Hamish Smyth
What difficulties did you face at the beginning of your career?
When I was 17 I got my first ‘design’ job at my local town’s newspaper ad department. At the interview I lied about knowing Quark layout software (I knew Illustrator and Photoshop; how hard could it be?). Since then I’ve always felt like I’m not really qualified for what I’m doing. I’m just now beginning to feel that I’m on top of things, and that I’m getting good at my job. (I got the job at the newspaper.)
What should a young designer do in order not to get hired by anybody?
Give a bad first impression and have a bad attitude. I interview potential interns for our team, and I usually make up my mind before any work has been shown.
Are there any things you wish you knew at the beginning of your career?
I wish I had read more design history before beginning my career. But I also think that can be a positive. Also, programming.
Are there any rules or habits that help you do your job more efficiently?
Not sure if I’ve figured out how to do it efficiently, just yet. Lately I’m doing less late nights, so I’m doing something right. I try to turn off my email for large chunks of the day because I can’t resist checking it. Same with Twitter — turn off your wi-fi.
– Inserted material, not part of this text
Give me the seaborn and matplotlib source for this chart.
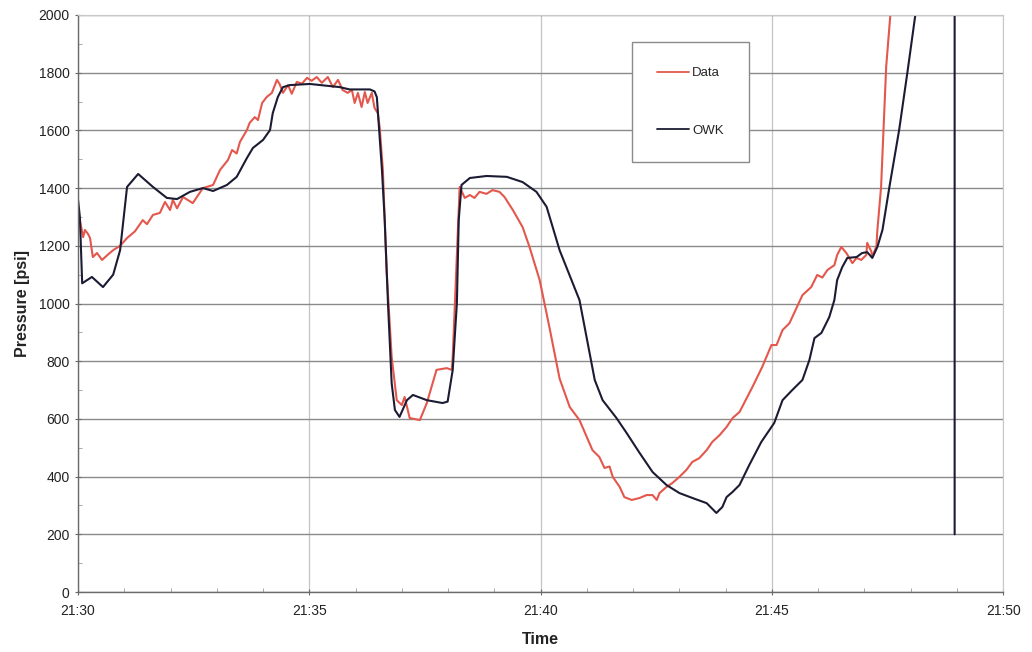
import matplotlib
matplotlib.use("Agg")
import matplotlib.pyplot as plt
from matplotlib.ticker import MultipleLocator, FuncFormatter
import pandas as pd
import seaborn as sns

# Time in minutes after 21:30, pressure in psi
data_min = [0.00, 0.04, 0.11, 0.15, 0.22, 0.26, 0.32, 0.41, 0.52, 0.65, 0.76, 0.91,
            1.06, 1.23, 1.40, 1.49, 1.62, 1.77, 1.88, 1.99, 2.05, 2.14, 2.27, 2.48,
            2.70, 2.92, 3.07, 3.24, 3.33, 3.43, 3.50, 3.65, 3.71, 3.82, 3.89, 3.98,
            4.08, 4.19, 4.30, 4.36, 4.43, 4.54, 4.62, 4.73, 4.84, 4.95, 5.05, 5.16,
            5.27, 5.40, 5.51, 5.62, 5.72, 5.83, 5.92, 5.98, 6.05, 6.13, 6.20, 6.26,
            6.35, 6.41, 6.48, 6.52, 6.59, 6.67, 6.78, 6.89, 7.00, 7.06, 7.17, 7.39,
            7.54, 7.75, 7.97, 8.08, 8.10, 8.25, 8.36, 8.47, 8.57, 8.68, 8.83, 8.96,
            9.11, 9.22, 9.40, 9.61, 9.76, 9.98, 10.19, 10.41, 10.63, 10.84, 11.00,
            11.12, 11.27, 11.38, 11.49, 11.56, 11.71, 11.81, 11.97, 12.14, 12.29,
            12.42, 12.51, 12.57, 12.72, 12.85, 13.00, 13.15, 13.28, 13.43, 13.59,
            13.71, 13.87, 14.02, 14.15, 14.30, 14.58, 14.79, 14.99, 15.10, 15.23,
            15.38, 15.53, 15.66, 15.85, 15.98, 16.09, 16.20, 16.35, 16.41, 16.50,
            16.61, 16.74, 16.83, 16.93, 17.04, 17.06, 17.15, 17.17, 17.26, 17.28,
            17.36, 17.47, 17.56, 17.65]
data_psi = [1300, 1289, 1230, 1255, 1240, 1227, 1161, 1175, 1151, 1170, 1185, 1200,
            1227, 1250, 1289, 1275, 1307, 1314, 1352, 1324, 1359, 1330, 1369, 1348,
            1400, 1411, 1463, 1497, 1532, 1520, 1560, 1601, 1626, 1646, 1636, 1695,
            1716, 1730, 1775, 1760, 1730, 1757, 1727, 1768, 1762, 1782, 1772, 1785,
            1765, 1785, 1750, 1775, 1740, 1730, 1740, 1695, 1730, 1681, 1733, 1695,
            1730, 1678, 1660, 1612, 1463, 1116, 815, 665, 648, 676, 603, 596,
            655, 770, 776, 770, 815, 1404, 1366, 1376, 1366, 1387, 1380, 1393,
            1387, 1369, 1324, 1265, 1196, 1081, 918, 740, 641, 596, 537,
            492, 468, 430, 435, 399, 364, 329, 319, 326, 336,
            336, 319, 343, 364, 378, 399, 423, 451, 464, 492,
            520, 544, 572, 603, 624, 711, 780, 856, 856, 908,
            932, 984, 1029, 1057, 1099, 1090, 1116, 1133, 1168, 1196,
            1175, 1140, 1158, 1151, 1168, 1210, 1180, 1161, 1200, 1255,
            1404, 1820, 2000, 2270]

owk_min = [0.00, 0.04, 0.09, 0.30, 0.54, 0.76, 0.91, 1.06, 1.30, 1.62, 1.92, 2.14,
           2.42, 2.70, 2.92, 3.22, 3.43, 3.65, 3.78, 4.00, 4.15, 4.21, 4.32, 4.43,
           4.58, 5.01, 5.66, 5.87, 6.31, 6.41, 6.46, 6.57, 6.63, 6.70, 6.78, 6.85,
           6.95, 7.11, 7.24, 7.54, 7.88, 7.99, 8.10, 8.19, 8.23, 8.29, 8.47, 8.83,
           9.27, 9.61, 9.91, 10.13, 10.41, 10.84, 11.17, 11.34, 11.64, 11.86, 12.14,
           12.42, 12.72, 13.00, 13.28, 13.59, 13.80, 13.93, 14.02, 14.15, 14.30,
           14.51, 14.77, 15.05, 15.23, 15.44, 15.66, 15.81, 15.92, 16.07, 16.24,
           16.35, 16.41, 16.52, 16.63, 16.83, 16.95, 17.06, 17.17, 17.28, 17.39,
           17.54, 17.75, 17.93, 18.10, 18.30, 18.95, 18.95]
owk_psi = [1360, 1300, 1070, 1092, 1057, 1100, 1185, 1404, 1449, 1404, 1366, 1362,
           1387, 1400, 1390, 1411, 1439, 1504, 1539, 1567, 1601, 1660, 1716, 1750,
           1757, 1761, 1750, 1742, 1742, 1735, 1715, 1463, 1289, 1002, 724, 631,
           607, 665, 683, 665, 655, 660, 770, 1002, 1289, 1411, 1435, 1442,
           1439, 1421, 1387, 1335, 1185, 1012, 735, 665, 603, 551, 482,
           416, 371, 343, 326, 308, 274, 295, 329, 347, 371,
           440, 520, 586, 665, 700, 735, 804, 880, 898, 953,
           1012, 1081, 1126, 1158, 1161, 1175, 1178, 1158, 1196, 1255,
           1404, 1601, 1802, 2000, 2200, 2600, 200]

series_names = ["Data", "OWK"]
series_colors = ["#e4574c", "#1b1c33"]
start_h, start_m = 21, 30

df = pd.concat([
    pd.DataFrame({"min": data_min, "psi": data_psi, "series": "Data"}),
    pd.DataFrame({"min": owk_min, "psi": owk_psi, "series": "OWK"}),
], ignore_index=True)

sns.set_style("white")
plt.rcParams["font.family"] = ["Liberation Sans", "DejaVu Sans"]

fig = plt.figure(figsize=(10.32, 6.52), dpi=100)
ax = fig.add_axes([0.0756, 0.092, 0.8965, 0.885])

sns.lineplot(data=df, x="min", y="psi", hue="series", hue_order=series_names,
             palette=series_colors, estimator=None, sort=False, linewidth=1.5, ax=ax)

ax.set_xlim(0, 20)
ax.set_ylim(0, 2000)
ax.xaxis.set_major_locator(MultipleLocator(5))
ax.xaxis.set_minor_locator(MultipleLocator(1))
ax.yaxis.set_major_locator(MultipleLocator(200))
ax.yaxis.set_minor_locator(MultipleLocator(100))


def fmt_time(v, pos):
    total = start_h * 60 + start_m + int(round(v))
    return f"{total // 60}:{total % 60:02d}"


ax.xaxis.set_major_formatter(FuncFormatter(fmt_time))

ax.grid(axis="y", which="major", color="#8a8a8a", linewidth=1.0)
ax.grid(axis="x", which="major", color="#c4c4c4", linewidth=0.9)
ax.set_axisbelow(True)

for side in ["left", "bottom"]:
    ax.spines[side].set_color("#6a6a6a")
    ax.spines[side].set_linewidth(1.0)
for side in ["top", "right"]:
    ax.spines[side].set_color("#c8c8c8")
    ax.spines[side].set_linewidth(0.8)

ax.tick_params(axis="both", which="major", direction="inout", length=5, width=0.8,
               color="#6a6a6a", labelsize=10, labelcolor="#222222", bottom=True, left=True)
ax.tick_params(axis="both", which="minor", direction="in", length=3, width=0.6,
               color="#9a9a9a", bottom=True, left=True)
ax.tick_params(axis="x", which="major", pad=6)

ax.set_xlabel("Time", fontsize=11.5, fontweight="bold", color="#222222", labelpad=10)
ax.set_ylabel("Pressure [psi]", fontsize=11.5, fontweight="bold", color="#222222", labelpad=6)

handles, labels = ax.get_legend_handles_labels()
leg = ax.legend(handles, labels, loc="upper left", bbox_to_anchor=(0.599, 0.953),
                frameon=True, fancybox=False, framealpha=1.0, edgecolor="#8a8a8a",
                fontsize=9.5, borderpad=1.9, labelspacing=3.4, handlelength=2.4,
                handletextpad=0.25, borderaxespad=0)
leg.get_frame().set_linewidth(1.0)
for line in leg.get_lines():
    line.set_linewidth(1.3)

fig.savefig("out.png", dpi=100)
Don’t always work with your headphones on, you’ll miss something.
Would you recommend some books that young designers might find useful?
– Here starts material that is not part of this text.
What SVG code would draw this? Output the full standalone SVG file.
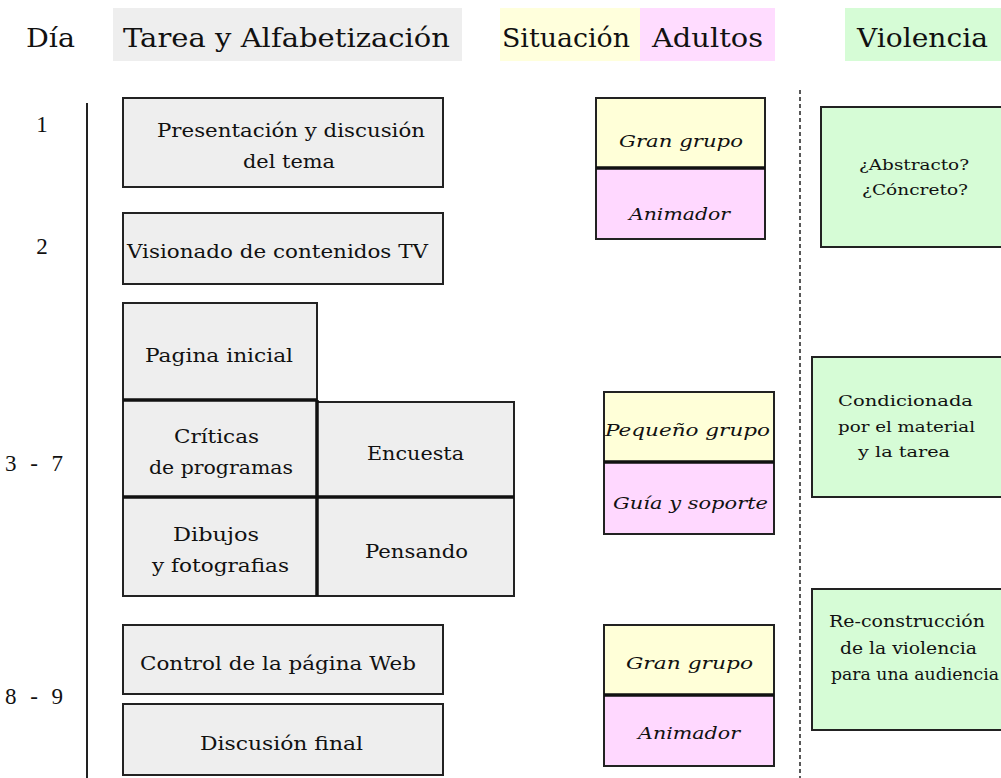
<svg xmlns="http://www.w3.org/2000/svg" width="1001" height="778" viewBox="0 0 1001 778">
<style>
text{font-family:"DejaVu Serif","Liberation Serif",serif;fill:#111}
.hd{font-size:26px}
.day{font-size:23px;text-anchor:middle;font-family:"Liberation Serif",serif}
.t{font-size:18.5px;text-anchor:middle}
.it{font-size:17px;font-style:italic;text-anchor:middle}
.v{font-size:15.5px;text-anchor:middle}
.v2{font-size:17px;text-anchor:middle}
.task{fill:#eeeeee;stroke:#222;stroke-width:2}
.sit{fill:#ffffd8;stroke:#222;stroke-width:2}
.adu{fill:#ffd8ff;stroke:#222;stroke-width:2}
.vio{fill:#d6fcd6;stroke:#222;stroke-width:2}
.div{stroke:#111;stroke-width:3.5}
</style>
<rect width="1001" height="778" fill="#ffffff"/>
<g id="header">
<rect x="113" y="8" width="349" height="53" fill="#eeeeee"/>
<rect x="500" y="8" width="140" height="53" fill="#ffffdc"/>
<rect x="640" y="8" width="135" height="53" fill="#ffdcff"/>
<rect x="845" y="8" width="160" height="53" fill="#d6fcd6"/>
<text class="hd" x="26" y="47" textLength="49" lengthAdjust="spacingAndGlyphs">Día</text>
<text class="hd" x="123" y="47" textLength="327" lengthAdjust="spacingAndGlyphs">Tarea y Alfabetización</text>
<text class="hd" x="502" y="47" textLength="128" lengthAdjust="spacingAndGlyphs">Situación</text>
<text class="hd" x="652" y="47" textLength="111" lengthAdjust="spacingAndGlyphs">Adultos</text>
<text class="hd" x="857" y="47" textLength="131" lengthAdjust="spacingAndGlyphs">Violencia</text>
</g>
<g id="days">
<text class="day" x="42" y="132">1</text>
<text class="day" x="42" y="254">2</text>
<text class="day" x="34" y="471" textLength="58" lengthAdjust="spacing">3 - 7</text>
<text class="day" x="34" y="704" textLength="58" lengthAdjust="spacing">8 - 9</text>
</g>
<g id="connectors">
<line x1="87" y1="103" x2="87" y2="778" stroke="#222" stroke-width="2"/>
<line x1="800" y1="90" x2="800" y2="778" stroke="#222" stroke-width="1.5" stroke-dasharray="4,3"/>
</g>
<g id="presentacion">
<rect class="task" x="123" y="98" width="320" height="89"/>
<text class="t" x="291" y="137" textLength="268" lengthAdjust="spacingAndGlyphs">Presentación y discusión</text>
<text class="t" x="289" y="168" textLength="92" lengthAdjust="spacingAndGlyphs">del tema</text>
</g>
<g id="visionado">
<rect class="task" x="123" y="213" width="320" height="71"/>
<text class="t" x="277.5" y="258" textLength="301" lengthAdjust="spacingAndGlyphs">Visionado de contenidos TV</text>
</g>
<g id="pagina">
<rect class="task" x="123" y="303" width="194" height="97"/>
<text class="t" x="219" y="362" textLength="148" lengthAdjust="spacingAndGlyphs">Pagina inicial</text>
</g>
<g id="criticas">
<rect class="task" x="123" y="400" width="194" height="97"/>
<text class="t" x="216.5" y="443" textLength="85" lengthAdjust="spacingAndGlyphs">Críticas</text>
<text class="t" x="221" y="474" textLength="144" lengthAdjust="spacingAndGlyphs">de programas</text>
</g>
<g id="encuesta">
<rect class="task" x="317" y="402" width="197" height="95"/>
<text class="t" x="415.5" y="460" textLength="97" lengthAdjust="spacingAndGlyphs">Encuesta</text>
</g>
<g id="dibujos">
<rect class="task" x="123" y="497" width="194" height="99"/>
<text class="t" x="216" y="541" textLength="86" lengthAdjust="spacingAndGlyphs">Dibujos</text>
<text class="t" x="220.5" y="572" textLength="137" lengthAdjust="spacingAndGlyphs">y fotografias</text>
</g>
<g id="pensando">
<rect class="task" x="317" y="497" width="197" height="99"/>
<text class="t" x="416.5" y="558" textLength="103" lengthAdjust="spacingAndGlyphs">Pensando</text>
</g>
<g id="control">
<rect class="task" x="123" y="625" width="320" height="69"/>
<text class="t" x="278" y="670" textLength="276" lengthAdjust="spacingAndGlyphs">Control de la página Web</text>
</g>
<g id="discusion">
<rect class="task" x="123" y="704" width="320" height="71"/>
<text class="t" x="281.5" y="750" textLength="163" lengthAdjust="spacingAndGlyphs">Discusión final</text>
</g>
<g id="grid-dividers">
<line class="div" x1="123" y1="400" x2="317" y2="400"/>
<line class="div" x1="123" y1="497" x2="514" y2="497"/>
<line class="div" x1="317" y1="400" x2="317" y2="596"/>
</g>
<g id="sit1">
<rect class="sit" x="596" y="98" width="169" height="70"/>
<rect class="adu" x="596" y="168" width="169" height="71"/>
<line class="div" x1="596" y1="168" x2="765" y2="168"/>
<text class="it" x="681" y="147" textLength="124" lengthAdjust="spacingAndGlyphs">Gran grupo</text>
<text class="it" x="679.5" y="220" textLength="101" lengthAdjust="spacingAndGlyphs">Animador</text>
</g>
<g id="sit2">
<rect class="sit" x="604" y="392" width="170" height="70"/>
<rect class="adu" x="604" y="462" width="170" height="72"/>
<line class="div" x1="604" y1="462" x2="774" y2="462"/>
<text class="it" x="687.5" y="436" textLength="165" lengthAdjust="spacingAndGlyphs">Pequeño grupo</text>
<text class="it" x="690.5" y="509" textLength="155" lengthAdjust="spacingAndGlyphs">Guía y soporte</text>
</g>
<g id="sit3">
<rect class="sit" x="604" y="625" width="170" height="70"/>
<rect class="adu" x="604" y="695" width="170" height="71"/>
<line class="div" x1="604" y1="695" x2="774" y2="695"/>
<text class="it" x="689.5" y="669" textLength="127" lengthAdjust="spacingAndGlyphs">Gran grupo</text>
<text class="it" x="689" y="739" textLength="102" lengthAdjust="spacingAndGlyphs">Animador</text>
</g>
<g id="vio1">
<rect class="vio" x="821" y="107" width="190" height="140"/>
<text class="v" x="914" y="170" textLength="110" lengthAdjust="spacingAndGlyphs">¿Abstracto?</text>
<text class="v" x="915" y="195" textLength="106" lengthAdjust="spacingAndGlyphs">¿Cóncreto?</text>
</g>
<g id="vio2">
<rect class="vio" x="812" y="357" width="199" height="140"/>
<text class="v" x="905.5" y="406" textLength="135" lengthAdjust="spacingAndGlyphs">Condicionada</text>
<text class="v" x="906.5" y="432" textLength="137" lengthAdjust="spacingAndGlyphs">por el material</text>
<text class="v" x="904" y="457" textLength="92" lengthAdjust="spacingAndGlyphs">y la tarea</text>
</g>
<g id="vio3">
<rect class="vio" x="812" y="589" width="199" height="141"/>
<text class="v2" x="907" y="627" textLength="156" lengthAdjust="spacingAndGlyphs">Re-construcción</text>
<text class="v2" x="908.5" y="654" textLength="137" lengthAdjust="spacingAndGlyphs">de la violencia</text>
<text class="v2" x="915" y="680" textLength="168" lengthAdjust="spacingAndGlyphs">para una audiencia</text>
</g>
</svg>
I try to read as many different things as I can (something I’ve picked up from my boss Michael Bierut). I prefer non-fiction and the New Yorker. I recently read The Idea Factory, which is fascinating.
I believe having a good general knowledge is important as a designer (or in life). As you move between different clients, it’s important not to spend your days reading too many design books.
Hamish answered the questions on November 16, 2014.
The answers were published on November 25, 2014.